Budgets don’t get assigned to address a little paper cut.

 

M: Metrics

  • Numbers establish credibility—internally and externally.
  • Numbers quantify the pain you have just spent your time and energy identifying and qualifying. 
  • Numbers justify the “why now”—your business case and the value of your solution.

If you haven’t adequately conveyed the upside of buying your solution to your customer, your deal won’t close. You might be told it will be signed next year, but believe us, it won’t. 

In this case, you haven’t used Metrics to their total capacity.

Identifying their pain is only the start. Using Metrics to show how much more successful their business will be after implementing your solution is when you start tying in your customer’s success with your success. This is when you start operating outside of a traditional budget cycle. 

It’s a hard carrot to ignore when presented with a business case full of Metrics showing how someone will achieve their healthy bonus based on buying and implementing your software solution or business service. 

 

C: Champion

We have said it before, and we will continue to say it:

A deal must have a Champion to close.

With this in mind, is your Champion really a Champion? And if you are sure, are they your Champion?

Be honest with yourself.

Go back and read the definition in our article “Beware labelling Champions”  and compare your Champion with this.

As hard as it is to admit it, often, when a deal is kicked into next year, you haven’t identified and built a Champion.

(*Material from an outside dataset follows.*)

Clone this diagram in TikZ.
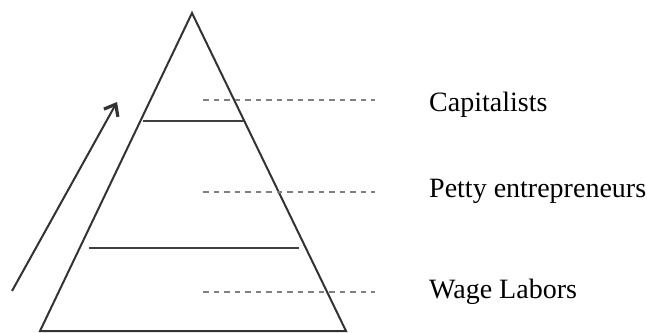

By definition, a Champion is someone who affects change. 

If you have: 

  1. Identified their pain.
  2. Qualified their pain with the right Metrics.
  3. Identified and built your Champion knowing you can solve their pain… 

Your change-maker should be moving heaven and earth to get the deal signed. If they are not, they are not your Champion.

After you have gone back and refreshed your memory on the MEDDIC definition of a Champion, and the person you have been working with fits the bill, think about what you can do to build them into your Champion:

  • Can you provide them with any industry knowledge that would help them in their career?
  • Are you always doing what you said you would do, when you said you would do it?
  • Are you working with your Champion to align their goals with yours?

If you have identified that you have a coach rather than a Champion working with you on your deal, you must return to the drawing board and find yourself a Champion.

Don’t be disheartened by having to go back a few steps. A signature on a contract is your reward, not just the promise of one.